The scheme means the medieval warrior will be missing from his time-honoured slot during this year’s main tourism season, but he will be back on his pedestal in time for the monument’s 150th anniversary celebrations in September.
The repairs needed are said to be “hugely challenging and complex”, but aim to ensure one of Scotland’s most internationally famous icons is safeguarded for the future.
Getting the figure down from its plinth was a major exercise in its own right, as the bronze cast sculpture had to be removed in sections.
The William Wallace statue was created by renowned Edinburgh sculptor David Watson Stephenson and was added to the Monument in 1887.
Before this month’s repairs began specialists used the latest technology to analyse its condition, guiding how they would perform the intricate task of its removal and restoration.
This included an x-ray survey, an endoscopic survey and ultrasonic thickness-mapping.

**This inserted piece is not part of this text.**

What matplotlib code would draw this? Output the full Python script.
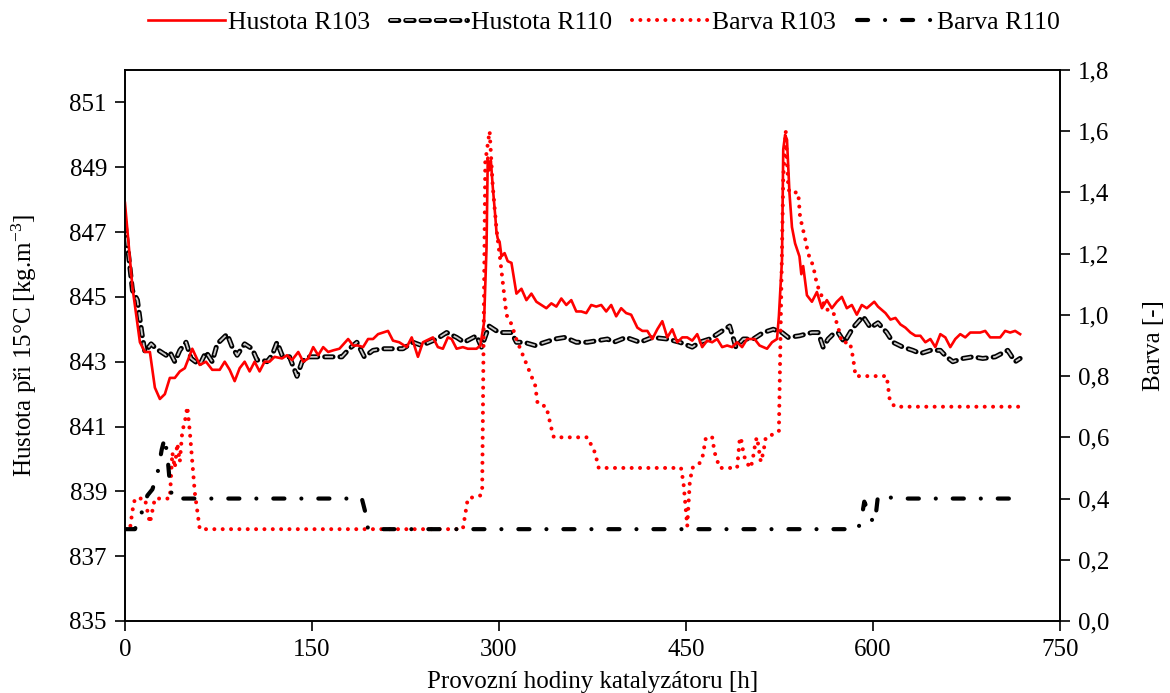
#!/usr/bin/env python3

import matplotlib
matplotlib.use("Agg")
import matplotlib.pyplot as plt
import matplotlib.patheffects as pe
from matplotlib.ticker import FuncFormatter

# ----------------------------
# Data
# ----------------------------
h_r103 = [0, 6, 12, 16, 20, 24, 28, 32, 36, 40, 44, 48, 54, 60, 65, 70, 76, 80, 84, 88,
          92, 96, 100, 104, 108, 112, 116, 120, 126, 130, 134, 139, 143, 147, 151, 155,
          159, 163, 167, 172, 179, 183, 187, 191, 195, 199, 203, 207, 211, 215, 220, 226,
          230, 235, 239, 247, 251, 255, 259, 262, 266, 271, 275, 282, 285, 288, 290, 291,
          292, 293.5, 295, 297, 298, 299, 300.5, 302, 304.5, 307, 310, 314, 318, 322, 326,
          330, 334, 338, 342, 346, 350, 354, 358, 362, 366, 370, 374, 378, 382, 386, 390,
          394, 398, 402, 406, 411, 415, 419, 423, 427, 431, 435, 439, 443, 447, 451, 455,
          459, 463, 467, 471, 475, 479, 483, 487, 491, 495, 499, 505, 509, 515, 519, 523,
          524.5, 527, 528, 529.5, 531, 532, 533, 535, 537.5, 541, 542.5, 544, 547, 551, 555,
          559, 563, 567, 571, 575, 579, 583, 587, 591, 595, 601, 604, 607, 610, 614, 618,
          622, 626, 630, 634, 638, 642, 646, 650, 654, 658, 662, 666, 670, 674, 678, 682,
          686, 690, 694, 698, 702, 706, 710, 714, 718]
hustota_r103 = [847.9, 845.3, 843.6, 843.3, 843.3, 842.2, 841.85, 842.0, 842.5, 842.5, 842.7,
                842.8, 843.4, 842.9, 843.0, 842.75, 842.75, 843.0, 842.75, 842.4, 842.8,
                843.0, 842.7, 843.0, 842.7, 843.0, 843.0, 843.15, 843.1, 843.2, 843.05,
                843.3, 843.0, 843.1, 843.45, 843.2, 843.45, 843.3, 843.35, 843.4, 843.7,
                843.5, 843.5, 843.45, 843.7, 843.7, 843.85, 843.9, 843.95, 843.65, 843.6,
                843.45, 843.75, 843.15, 843.6, 843.75, 843.45, 843.4, 843.75, 843.7, 843.4,
                843.45, 843.4, 843.4, 843.5, 844.2, 846.5, 849.3, 848.9, 849.2, 848.4, 847.5,
                847.0, 846.8, 846.7, 846.25, 846.35, 846.1, 846.05, 845.1, 845.25, 844.9,
                845.1, 844.85, 844.75, 844.65, 844.8, 844.7, 844.95, 844.75, 844.9, 844.55,
                844.55, 844.5, 844.75, 844.7, 844.75, 844.55, 844.75, 844.4, 844.65, 844.5,
                844.45, 844.05, 843.95, 843.95, 843.7, 844.0, 844.25, 843.75, 844.0, 843.6,
                843.75, 843.75, 843.65, 843.85, 843.45, 843.65, 843.6, 843.7, 843.45, 843.5,
                843.45, 843.6, 843.45, 843.7, 843.7, 843.5, 843.4, 843.6, 843.7, 844.4,
                846.15, 849.55, 850.0, 849.85, 849.0, 848.2, 847.15, 846.65, 846.25, 845.7,
                845.95, 845.05, 844.85, 845.15, 844.65, 844.9, 844.65, 844.85, 845.0,
                844.65, 844.75, 844.45, 844.75, 844.65, 844.85, 844.7, 844.6, 844.5, 844.3,
                844.35, 844.15, 844.05, 843.9, 843.8, 843.8, 843.6, 843.7, 843.45, 843.85,
                843.75, 843.45, 843.7, 843.85, 843.75, 843.9, 843.9, 843.9, 843.95, 843.75,
                843.75, 843.75, 843.95, 843.9, 843.95, 843.85]

h_r110 = [0, 6, 10, 13.5, 16, 21, 25, 29, 33, 36, 40, 44, 49, 53, 60, 65, 70, 74, 78, 82,
          86, 90, 96, 102, 106, 110, 114, 118, 122, 126, 132, 138, 142, 147, 155, 164, 174,
          180, 186, 192, 199, 207, 215, 223, 231, 238, 244, 250, 258, 266, 272, 282, 286,
          292, 300, 310, 314, 320, 329, 337, 345, 353, 362, 371, 379, 387, 392, 402, 413,
          423, 435, 445, 455, 461, 469, 477, 485, 490, 496, 504, 512, 520, 527, 532, 541,
          551, 556, 560, 564, 568, 572, 577, 584, 592, 598, 604, 611, 616, 624, 632, 638,
          646, 654, 659, 664, 672, 680, 688, 698, 708, 714, 718]
hustota_r110 = [847.3, 845.2, 844.9, 843.9, 843.3, 843.55, 843.4, 843.3, 843.2, 843.3, 843.0,
                843.35, 843.6, 843.1, 842.9, 843.3, 843.0, 843.55, 843.7, 843.85, 843.45,
                843.2, 843.55, 843.4, 843.05, 843.05, 843.0, 843.2, 843.6, 843.2, 843.15,
                842.55, 843.0, 843.15, 843.15, 843.15, 843.15, 843.4, 843.6, 843.15, 843.35,
                843.4, 843.4, 843.4, 843.6, 843.5, 843.6, 843.7, 843.9, 843.75, 843.6,
                843.8, 843.45, 844.1, 843.9, 843.9, 843.6, 843.6, 843.5, 843.6, 843.7,
                843.75, 843.6, 843.6, 843.65, 843.7, 843.6, 843.75, 843.6, 843.75, 843.7,
                843.6, 843.45, 843.6, 843.7, 843.9, 844.1, 843.45, 843.7, 843.7, 843.9,
                844.0, 843.9, 843.75, 843.8, 843.9, 843.9, 843.45, 843.7, 843.85, 843.9,
                843.6, 844.05, 844.4, 844.05, 844.2, 843.9, 843.6, 843.45, 843.35, 843.25,
                843.35, 843.35, 843.15, 843.0, 843.1, 843.15, 843.1, 843.15, 843.35, 843.0,
                843.1]

h_barva_r103 = [0, 4, 6, 8, 16, 20, 22, 24, 36, 38, 40, 42, 44, 46, 48, 50, 52, 56, 60, 271,
                273, 275, 285, 286.5, 289, 292.5, 295, 298, 301, 306, 310, 314, 321, 325, 329,
                331, 338, 342, 344, 371, 377, 380, 446, 448, 451, 453, 455, 460, 463, 466,
                471, 473, 477, 491, 493, 494, 496, 498, 502, 504, 506, 507, 510, 512, 514,
                520, 524.5, 528, 530, 532, 533, 540, 541.5, 545.5, 548, 552, 555, 559, 561.5,
                568, 572, 575, 581.5, 584, 586, 606, 611, 613.5, 617.5, 718]
barva_r103 = [0.30, 0.30, 0.36, 0.40, 0.40, 0.32, 0.36, 0.40, 0.40, 0.55, 0.50, 0.58, 0.52,
              0.62, 0.65, 0.70, 0.62, 0.42, 0.30, 0.30, 0.35, 0.40, 0.41, 0.42, 1.50, 1.60,
              1.42, 1.28, 1.18, 1.00, 0.97, 0.92, 0.85, 0.81, 0.77, 0.71, 0.70, 0.63, 0.60,
              0.60, 0.55, 0.50, 0.50, 0.45, 0.31, 0.45, 0.50, 0.51, 0.53, 0.60, 0.60, 0.55,
              0.50, 0.50, 0.59, 0.60, 0.55, 0.52, 0.50, 0.54, 0.59, 0.60, 0.52, 0.55, 0.60,
              0.61, 0.62, 1.45, 1.60, 1.42, 1.40, 1.40, 1.32, 1.25, 1.20, 1.16, 1.10, 1.06,
              1.02, 1.01, 0.96, 0.91, 0.91, 0.86, 0.80, 0.80, 0.80, 0.72, 0.70, 0.70]

h_barva_r110 = [0, 8, 14, 18, 22, 26, 29.5, 32, 34.5, 36, 38, 190, 192.5, 195, 588, 591, 593,
                595, 597, 601.5, 604, 619, 718]
barva_r110 = [0.30, 0.30, 0.36, 0.41, 0.43, 0.48, 0.56, 0.60, 0.52, 0.45, 0.40, 0.40, 0.36,
              0.30, 0.30, 0.34, 0.39, 0.37, 0.34, 0.32, 0.41, 0.40, 0.40]

# ----------------------------
# Labels / style
# ----------------------------
x_label = "Provozní hodiny katalyzátoru [h]"
y_label = "Hustota při 15°C [kg.m$^{-3}$]"
y2_label = "Barva [-]"
font = "Liberation Serif"
fs = 18

plt.rcParams["font.family"] = font
plt.rcParams["mathtext.fontset"] = "custom"
plt.rcParams["mathtext.rm"] = font
plt.rcParams["mathtext.it"] = font + ":italic"
plt.rcParams["lines.scale_dashes"] = False


def main():
    fig = plt.figure(figsize=(11.7, 6.93), dpi=100)
    ax = fig.add_axes([0.1068, 0.1039, 0.7992, 0.7951])
    ax2 = ax.twinx()

    l1, = ax.plot(h_r103, hustota_r103, color="red", linewidth=1.9, label="Hustota R103", zorder=3)
    l2, = ax.plot(h_r110, hustota_r110, color="#c8c8c8", linewidth=1.3,
                  linestyle=(0, (6, 5)), dash_capstyle="butt", label="Hustota R110", zorder=2,
                  path_effects=[pe.Stroke(linewidth=3.6, foreground="black", capstyle="round"),
                                pe.Normal()])
    l3, = ax2.plot(h_barva_r103, barva_r103, color="red", linewidth=2.9,
                   linestyle=(0, (0.01, 6)), dash_capstyle="round", label="Barva R103")
    l4, = ax2.plot(h_barva_r110, barva_r110, color="black", linewidth=3.0,
                   linestyle=(0, (8, 12.2, 0.01, 12.2)), dash_capstyle="round",
                   label="Barva R110")

    ax.set_xlim(0, 750)
    ax.set_ylim(835, 852)
    ax2.set_ylim(0, 1.8)
    ax.set_xticks(range(0, 751, 150))
    ax.set_yticks(range(835, 852, 2))
    ax2.set_yticks([i * 0.2 for i in range(10)])
    ax2.yaxis.set_major_formatter(FuncFormatter(lambda v, p: f"{v:.1f}".replace(".", ",")))

    for a in (ax, ax2):
        for s in a.spines.values():
            s.set_linewidth(1.2)
        a.tick_params(direction="out", length=7, width=1.2, labelsize=fs, pad=6)

    ax.set_xlabel(x_label, fontsize=fs, labelpad=7)
    ax.set_ylabel(y_label, fontsize=fs, labelpad=22)
    ax2.set_ylabel(y2_label, fontsize=fs, labelpad=24)

    fig.legend(handles=[l1, l2, l3, l4], loc="center", bbox_to_anchor=(0.516, 0.968),
               ncol=4, frameon=False, fontsize=18.5, handlelength=3.0, handletextpad=0.12,
               columnspacing=0.8)

    fig.savefig("out.png", dpi=100)


if __name__ == "__main__":
    main()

A sample was also taken of the casting bronze to identify a match for repair metal and brazing wire.
Jim Mitchell, Conservation Engineer at Industrial Heritage Consulting, said: “The decision to dismantle in situ has been proved correct as we have found around 500kgs of sand and other fill inside the statue.
“This was done to deliberately add weight.
“All of that must be carefully removed before the rest is lifted, due to the fragile nature of the bronze.
“We are looking forward to examining this massive bronze in the workshop, to better understand the sculptor’s approach.”
The Monument will close February 11 while work is underway, and will reopen in spring with “an exciting new look”.
series of new events have also been planned throughout the year, as well as two large-scale public celebrations in September.”
The 220ft high Wallace Monument is one of Scotland’s most popular landmarks, attracting 140,000 visitors a year.
Designed by Glasgow architect John Thomas Rochead, it was constructed between 1861 and 1869 at a cost of £18,000.